Cole was a “redshirt” her freshman year at TCU. A redshirt year is available to college athletes to delay the start of their college eligibility to develop their skills or overcome injury. It is quite typical for freshmen of any sport, male or female, to use one. Aside from recent pandemic exemptions, athletes typically get five years to play four years.
During the following spring semester, the pain growing even worse. Cole’s trainer recommended that she go back to her doctor to look into “all the options.”
That visit with her medical team ended in a conclusion that surgery was necessary.
That surgery was set for Sept. 23, 2020, Cole’s 19th birthday. It turned out to be a very welcome birthday gift, even with the recovery and rigorous rehab that followed.
Cole, a graduate of Magnolia High School, stayed home in the Houston area all of the fall semester, dependent the first three months following surgery on her mother, who took a leave from work, to help her eat and get out of bed.
“The first three months I was put under a no-bending-twisting-or-lifting restriction,” she says. “I couldn’t sit longer than 10 minutes; I couldn’t stay in one position too long.”
She also had to relearn how to walk.
By the end of three months, she had regained much of her independence. She could drive again and walk a mile, she says. She had also been able to continue school through the digital devices we’ve come to lean on. Cole managed to take 15 hours the fall semester, even with a hospital stay of a week for the surgery. “My professors were amazing. They were great with me.”
So, too, were her teammates and coaches, Cole says, when she returned to school and the team in January 2021, and methodically got back into shape and recouped her range of motion. In time, she returned to live practice in spring workouts and finally six on six. By the end of the spring semester, she had been fully cleared for any and all activity on the volleyball court.
There were psychological barriers she had to get through. That kind of surgery will cause that.
“I was hesitant at first but regained my confidence. You’re not sure what it’s going to feel like; what will be my range of mobility. It was trial and error, but I pushed myself past those nerves,” she says.
Then, of course, there is the first game. That wasn’t only her first game since surgery, but her first game — she started it — in college. She had been a redshirt her true freshman season. To top it all off, the game was in Madison, Wisconsin, against the University of Wisconsin, not just any opponent. Wisconsin would go on to win the national championship in December.
Talk about an emotional waterfall.
“It was definitely emotional.
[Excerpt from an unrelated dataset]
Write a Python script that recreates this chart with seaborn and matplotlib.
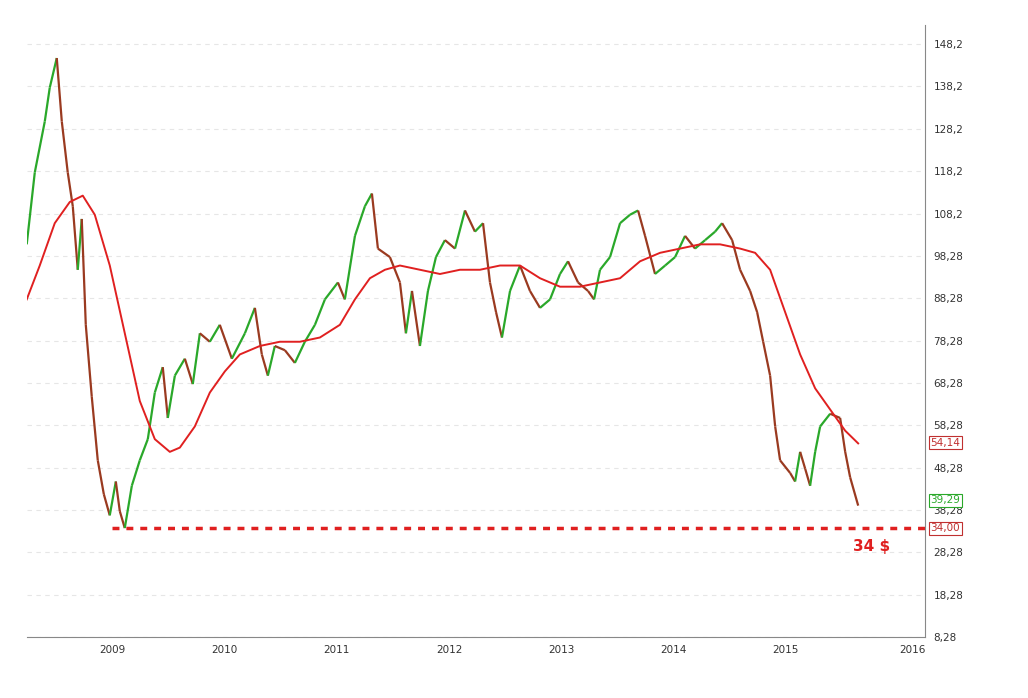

Wisconsin is a great environment. Huge volleyball fans up there,” she remembers. “My mom had traveled to watch, and I remember looking up and she was crying when they announced my name.”
Cole says she felt strong the entire season, “a lot stronger than before the surgery and feel I’m a better player now.”
Cole is currently in the midst of spring workouts. The day we chatted she was headed with her team to Norman, Oklahoma, for a spring workout game with Oklahoma.
Says Nakatsuji, the Clearcover founder: “She came back stronger than before, and I’m excited to see what she does at TCU and where her career takes her.
“Not only is it inspiring to see what Madi has done in her athletic career, but it’s great seeing her take that resiliency off the court too.”